■ The exercise ■
From the listing that follows, output everything exactly except the pictures.

■ Data section ■

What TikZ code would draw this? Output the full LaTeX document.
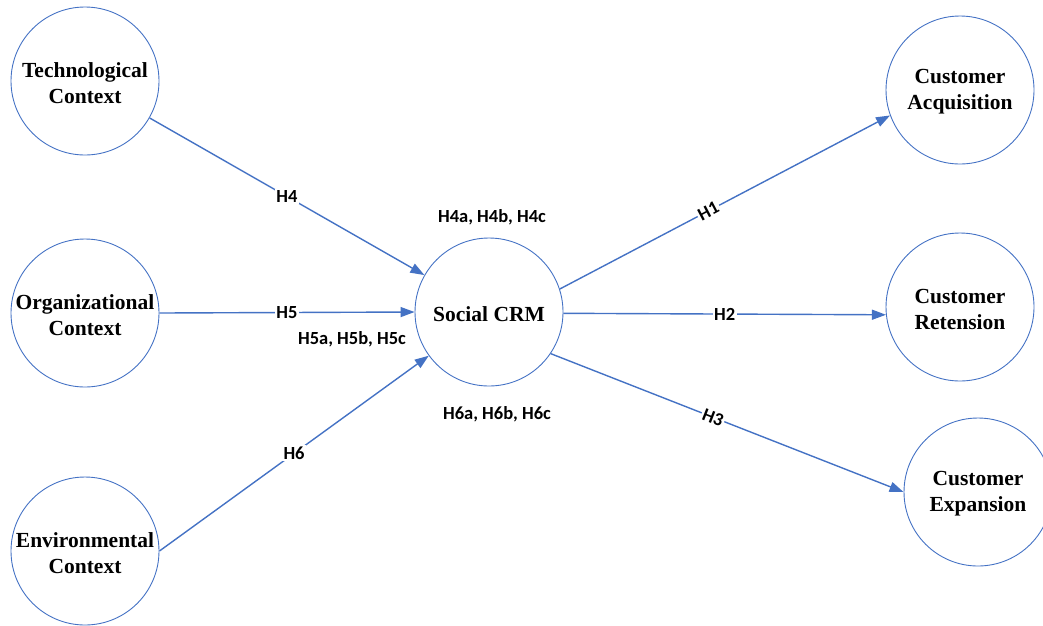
\documentclass[tikz,border=0pt]{standalone}
\usepackage{fontspec}
\setmainfont{Liberation Serif}
\newfontfamily\lblfont{Carlito}
\usetikzlibrary{arrows.meta}
\definecolor{ublue}{RGB}{68,114,196}
\tikzset{
  concept/.style={circle, draw=ublue, line width=0.9pt, minimum size=148pt, inner sep=0pt},
  ctext/.style={align=center, font=\bfseries\fontsize{21.5}{26}\selectfont, yshift=-2pt},
  link/.style={draw=ublue, line width=1.4pt, -{Triangle[length=14pt,width=10pt]}},
  hlab/.style={font=\lblfont\bfseries\fontsize{18.5}{22}\selectfont, text=black},
  onlab/.style={hlab, fill=white, inner sep=1.5pt}
}
\begin{document}
\begin{tikzpicture}[x=1pt,y=-1pt]
\useasboundingbox (0,0) rectangle (1043,625);
\node[concept] (tech) at (85,81) {};
\node[concept] (org) at (85,313) {};
\node[concept] (env) at (85,551) {};
\node[concept] (scrm) at (489,312) {};
\node[concept] (acq) at (960,90) {};
\node[concept] (ret) at (960,307) {};
\node[concept] (exp) at (978,492) {};
\node[ctext] (techt) at (tech) {Technological\\Context};
\node[ctext] (orgt) at (org) {Organizational\\Context};
\node[ctext] (envt) at (env) {Environmental\\Context};
\node[ctext] (scrmt) at (scrm) {Social CRM};
\node[ctext] (acqt) at (acq) {Customer\\Acquisition};
\node[ctext] (rett) at (ret) {Customer\\Retension};
\node[ctext] (expt) at (exp) {Customer\\Expansion};

\draw[link] (tech) -- node[onlab, pos=0.5] (h4) {H4} (scrm);
\draw[link] (org.east) -- node[onlab, pos=0.5] (h5) {H5} (scrm.west);
\draw[link] (env.east) -- node[onlab, pos=0.5] (h6) {H6} (scrm);
\draw[link] (scrm.18) -- node[onlab, pos=0.45, sloped] (h1) {H1} (acq.200);
\draw[link] (scrm.-1) -- node[onlab, pos=0.5] (h2) {H2} (ret.186);
\draw[link] (scrm.-34) -- node[onlab, pos=0.46, sloped] (h3) {H3} (exp.west);

\node[hlab] (h4abc) at (492,217) {H4a, H4b, H4c};
\node[hlab] (h5abc) at (352,339) {H5a, H5b, H5c};
\node[hlab] (h6abc) at (497,414) {H6a, H6b, H6c};
\end{tikzpicture}
\end{document}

■ Response to the task ■
What TikZ code would draw this? Output the full LaTeX document.
\documentclass[tikz,border=0pt]{standalone}
\usepackage{fontspec}
\setmainfont{Liberation Serif}
\newfontfamily\lblfont{Carlito}
\usetikzlibrary{arrows.meta}
\definecolor{ublue}{RGB}{68,114,196}
\tikzset{
  concept/.style={circle, draw=ublue, line width=0.9pt, minimum size=148pt, inner sep=0pt},
  ctext/.style={align=center, font=\bfseries\fontsize{21.5}{26}\selectfont, yshift=-2pt},
  link/.style={draw=ublue, line width=1.4pt, -{Triangle[length=14pt,width=10pt]}},
  hlab/.style={font=\lblfont\bfseries\fontsize{18.5}{22}\selectfont, text=black},
  onlab/.style={hlab, fill=white, inner sep=1.5pt}
}
\begin{document}
\begin{tikzpicture}[x=1pt,y=-1pt]
\useasboundingbox (0,0) rectangle (1043,625);
\node[concept] (tech) at (85,81) {};
\node[concept] (org) at (85,313) {};
\node[concept] (env) at (85,551) {};
\node[concept] (scrm) at (489,312) {};
\node[concept] (acq) at (960,90) {};
\node[concept] (ret) at (960,307) {};
\node[concept] (exp) at (978,492) {};
\node[ctext] (techt) at (tech) {Technological\\Context};
\node[ctext] (orgt) at (org) {Organizational\\Context};
\node[ctext] (envt) at (env) {Environmental\\Context};
\node[ctext] (scrmt) at (scrm) {Social CRM};
\node[ctext] (acqt) at (acq) {Customer\\Acquisition};
\node[ctext] (rett) at (ret) {Customer\\Retension};
\node[ctext] (expt) at (exp) {Customer\\Expansion};

\draw[link] (tech) -- node[onlab, pos=0.5] (h4) {H4} (scrm);
\draw[link] (org.east) -- node[onlab, pos=0.5] (h5) {H5} (scrm.west);
\draw[link] (env.east) -- node[onlab, pos=0.5] (h6) {H6} (scrm);
\draw[link] (scrm.18) -- node[onlab, pos=0.45, sloped] (h1) {H1} (acq.200);
\draw[link] (scrm.-1) -- node[onlab, pos=0.5] (h2) {H2} (ret.186);
\draw[link] (scrm.-34) -- node[onlab, pos=0.46, sloped] (h3) {H3} (exp.west);

\node[hlab] (h4abc) at (492,217) {H4a, H4b, H4c};
\node[hlab] (h5abc) at (352,339) {H5a, H5b, H5c};
\node[hlab] (h6abc) at (497,414) {H6a, H6b, H6c};
\end{tikzpicture}
\end{document}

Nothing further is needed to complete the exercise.